ISBN: 978-0-374-17370-8
Atsushi Tago
Waseda University & PRIO
After Michael Walzer’s Just and Unjust Wars, we have been waiting for an update to the normative theory of war and peace. Humane is the book to provide that. With powerful and illustrative stories, the author guides us back to the abolitionist tradition led by Lev Nikolayevich Tolstoy, and later inherited by Mohandas Gandhi and Martin Luther King, Jr. After the two world wars, the international society accepted the tradition of humanizing wars and instituted international humanitarian laws to make our world more peaceful. Jus in bello has prevented wars from becoming more inhumane and miserable. However, Samuel Moyn argues that the humanitarian war tradition is a hypocrisy.

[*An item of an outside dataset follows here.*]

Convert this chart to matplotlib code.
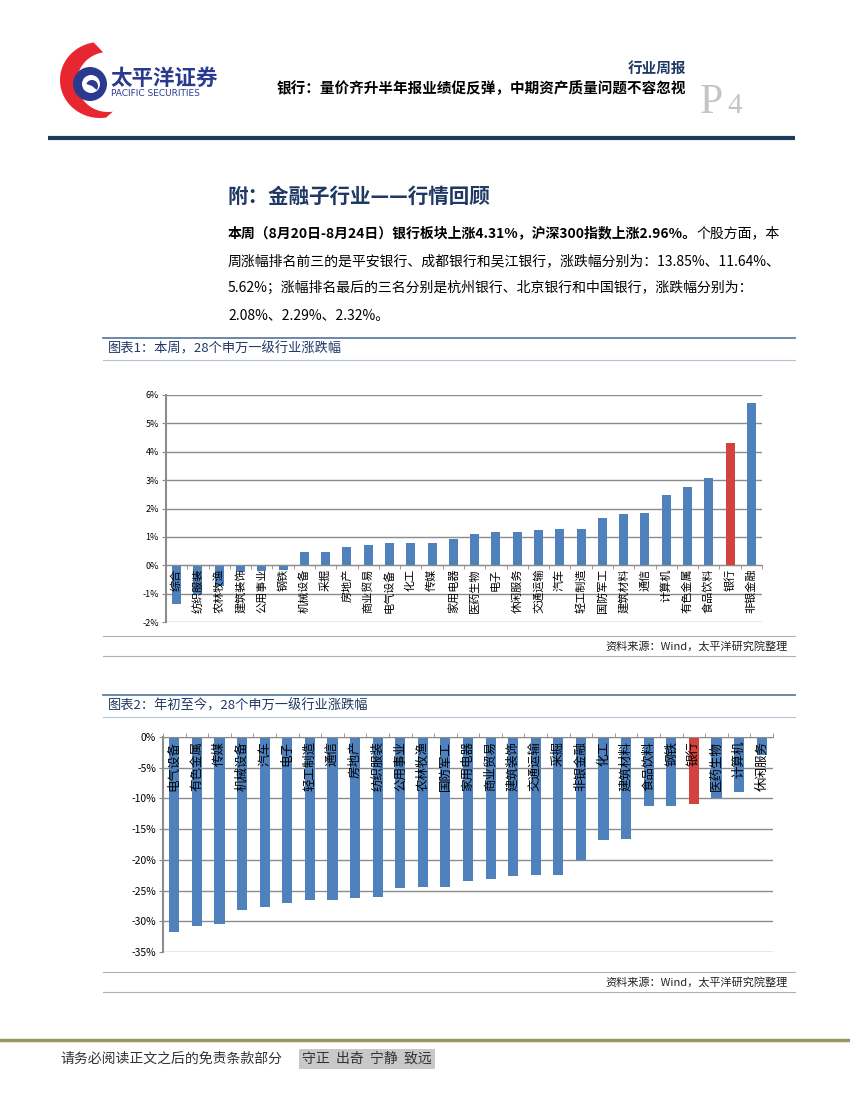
import numpy as np
import matplotlib
matplotlib.use("Agg")
import matplotlib.pyplot as plt
from matplotlib import patches

plt.rcParams['font.family'] = ['Noto Sans CJK SC', 'DejaVu Sans']
plt.rcParams['axes.unicode_minus'] = False

# 图表1：本周涨跌幅 (%)
ind1 = ['综合', '纺织服装', '农林牧渔', '建筑装饰', '公用事业', '钢铁', '机械设备', '采掘',
        '房地产', '商业贸易', '电气设备', '化工', '传媒', '家用电器', '医药生物', '电子',
        '休闲服务', '交通运输', '汽车', '轻工制造', '国防军工', '建筑材料', '通信', '计算机',
        '有色金属', '食品饮料', '银行', '非银金融']
chg1 = [-1.35, -1.03, -0.72, -0.25, -0.20, -0.15, 0.47, 0.47, 0.64, 0.71, 0.78, 0.78, 0.78,
        0.92, 1.09, 1.16, 1.16, 1.24, 1.27, 1.27, 1.66, 1.80, 1.84, 2.47, 2.75, 3.06, 4.31, 5.71]
yt1 = [-2, -1, 0, 1, 2, 3, 4, 5, 6]

# 图表2：年初至今涨跌幅 (%)
ind2 = ['电气设备', '有色金属', '传媒', '机械设备', '汽车', '电子', '轻工制造', '通信', '房地产',
        '纺织服装', '公用事业', '农林牧渔', '国防军工', '家用电器', '商业贸易', '建筑装饰',
        '交通运输', '采掘', '非银金融', '化工', '建筑材料', '食品饮料', '钢铁', '银行',
        '医药生物', '计算机', '休闲服务']
chg2 = [-31.8, -30.8, -30.5, -28.2, -27.6, -27.1, -26.6, -26.6, -26.2, -26.0, -24.5, -24.4,
        -24.4, -23.4, -23.1, -22.6, -22.5, -22.5, -20.1, -16.7, -16.6, -11.2, -11.2, -10.9,
        -10.0, -8.9, -2.9]
yt2 = [-35, -30, -25, -20, -15, -10, -5, 0]

BLUE = '#4f81bd'
RED = '#d2423f'
GRID = '#8c8c8c'
NAVY = '#1f3864'
W, H = 850, 1100

fig = plt.figure(figsize=(8.5, 11), dpi=100)
bg = fig.add_axes([0, 0, 1, 1])
bg.set_xlim(0, W)
bg.set_ylim(H, 0)
bg.axis('off')

# logo
t = np.linspace(np.pi * 0.55, np.pi * 1.55, 60)
outer = np.c_[100 + 40 * np.cos(t), 80 - 38 * np.sin(t)]
inner = np.c_[108 + 31 * np.cos(t[::-1]), 82 - 30 * np.sin(t[::-1])]
bg.add_patch(patches.Polygon(np.vstack([outer, inner]), closed=True, color='#e8262f', lw=0))
bg.add_patch(patches.Circle((90, 84), 17, color='#2a3b8f', lw=0))
bg.add_patch(patches.Circle((91, 84), 9, color='white', lw=0))
bg.add_patch(patches.Wedge((92, 86), 6, 200, 40, color='#2a3b8f', lw=0))
bg.text(110, 78, '太平洋证券', fontsize=15.5, fontweight='bold', color='#2a3b8f', va='center')
bg.text(111, 94, 'PACIFIC SECURITIES', fontsize=6.5, color='#2a3b8f', va='center',
        family='DejaVu Sans')

# header
bg.text(686, 68, '行业周报', fontsize=10.5, fontweight='bold', color=NAVY, ha='right', va='center')
bg.text(686, 88, '银行：量价齐升半年报业绩促反弹，中期资产质量问题不容忽视', fontsize=10.5,
        fontweight='bold', color='black', ha='right', va='center')
bg.text(700, 113, 'P', fontsize=30, color='#c4c4c4', family='Liberation Serif', va='baseline')
bg.text(727, 113, '4', fontsize=21, color='#c4c4c4', family='Liberation Serif', va='baseline')
bg.plot([48, 795], [138, 138], color='#1f3a5a', lw=3, solid_capstyle='butt')

# section title and paragraph
bg.text(228, 196, '附：金融子行业——行情回顾', fontsize=14.8, fontweight='bold', color=NAVY, va='center')
b = bg.text(228, 233, '本周（8月20日-8月24日）银行板块上涨4.31%，沪深300指数上涨2.96%。',
            fontsize=10, fontweight='bold', color='black', va='center')
renderer = fig.canvas.get_renderer()
x_end = b.get_window_extent(renderer).x1
bg.text(x_end, 233, '个股方面，本', fontsize=10, color='black', va='center')
bg.text(228, 261, '周涨幅排名前三的是平安银行、成都银行和吴江银行，涨跌幅分别为：13.85%、11.64%、',
        fontsize=10, color='black', va='center')
bg.text(228, 288, '5.62%；涨幅排名最后的三名分别是杭州银行、北京银行和中国银行，涨跌幅分别为：',
        fontsize=10, color='black', va='center')
bg.text(228, 316, '2.08%、2.29%、2.32%。', fontsize=10, color='black', va='center')

# chart frames
for top, bot, cap in [(338, 636, '图表1：本周，28个申万一级行业涨跌幅'),
                      (695, 972, '图表2：年初至今，28个申万一级行业涨跌幅')]:
    bg.plot([103, 795], [top, top], color='#5f7f9f', lw=1.3)
    bg.plot([103, 795], [top + 22, top + 22], color='#b4c4d4', lw=0.8)
    bg.text(108, top + 11, cap, fontsize=9.5, color=NAVY, va='center')
    bg.plot([103, 795], [bot, bot], color='#b0b0b0', lw=0.8)
    bg.text(788, bot + 10, '资料来源：Wind，太平洋研究院整理', fontsize=8, color='#222222',
            ha='right', va='center')
    bg.plot([103, 795], [bot + 20, bot + 20], color='#b0b0b0', lw=0.8)

# footer
bg.plot([0, W], [1040, 1040], color='#9a9662', lw=2.5)
bg.text(60, 1059, '请务必阅读正文之后的免责条款部分', fontsize=10, color='#333333', va='center')
bg.text(302, 1059, '守正  出奇  宁静  致远', fontsize=10, color='#333333', va='center',
        bbox=dict(facecolor='#c8c8c8', edgecolor='none', pad=2))


def box(x0, y0, x1, y1):
    return [x0 / W, 1 - y1 / H, (x1 - x0) / W, (y1 - y0) / H]


# chart 1
ax1 = fig.add_axes(box(166, 395, 762, 622))
x1 = np.arange(len(ind1))
col1 = [RED if n == '银行' else BLUE for n in ind1]
ax1.bar(x1, chg1, width=0.42, color=col1, zorder=2)
ax1.set_xlim(-0.5, len(ind1) - 0.5)
ax1.set_ylim(-2, 6)
ax1.set_yticks(yt1)
ax1.set_yticklabels([f'{v}%' for v in yt1], fontsize=6.5)
ax1.yaxis.grid(True, color=GRID, lw=1)
ax1.set_axisbelow(True)
for s in ['top', 'right']:
    ax1.spines[s].set_visible(False)
ax1.spines['left'].set_color(GRID)
ax1.spines['left'].set_linewidth(1.5)
ax1.spines['bottom'].set_position(('data', 0))
ax1.spines['bottom'].set_color(GRID)
ax1.set_xticks([])
ax1.set_xticks(np.arange(len(ind1) + 1) - 0.5, minor=True)
ax1.tick_params(axis='x', which='minor', length=3, color=GRID)
ax1.tick_params(axis='y', length=3, color=GRID, pad=2)
for i, name in enumerate(ind1):
    ax1.text(i, -0.12, name, rotation=90, ha='center', va='top', fontsize=8, zorder=4)

# chart 2
ax2 = fig.add_axes(box(163, 737, 773, 952))
x2 = np.arange(len(ind2))
col2 = [RED if n == '银行' else BLUE for n in ind2]
ax2.bar(x2, chg2, width=0.45, color=col2, zorder=2)
ax2.set_xlim(-0.5, len(ind2) - 0.5)
ax2.set_ylim(-35, 0)
ax2.set_yticks(yt2)
ax2.set_yticklabels([f'{v}%' for v in yt2], fontsize=7.5)
ax2.yaxis.grid(True, color=GRID, lw=1)
ax2.set_axisbelow(True)
for s in ['bottom', 'right']:
    ax2.spines[s].set_visible(False)
ax2.spines['left'].set_color(GRID)
ax2.spines['left'].set_linewidth(1.5)
ax2.spines['top'].set_color(GRID)
ax2.xaxis.tick_top()
ax2.set_xticks([])
ax2.set_xticks(np.arange(len(ind2) + 1) - 0.5, minor=True)
ax2.tick_params(axis='x', which='minor', length=3, color=GRID, top=True, bottom=False)
ax2.tick_params(axis='y', length=3, color=GRID, pad=2)
for i, name in enumerate(ind2):
    ax2.text(i, -0.6, name, rotation=90, ha='center', va='top', fontsize=9, zorder=4)

fig.savefig('out.png', dpi=100)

As a war becomes a humane one, the fight will continue for a long time and may never end. As long as the fighting is not too brutal and international humanitarian laws are respected, acts of war will be tacitly accepted. Indeed, the very idea of humanizing a fight may lead to the development of new types of humane weapons, in turn enabling us to continue to fight wars humanely. The book invites us to rethink how we can abolish wars — obviously, it will not be done by the promotion of international humanitarian law. A limitation of the book is its focus on the USA. No one would deny that the USA has led the humanitarian tradition of war and the country is one of the most powerful sources of influence on how the world evolves. Nevertheless, we should not forget that it is just one of many nations in the international community.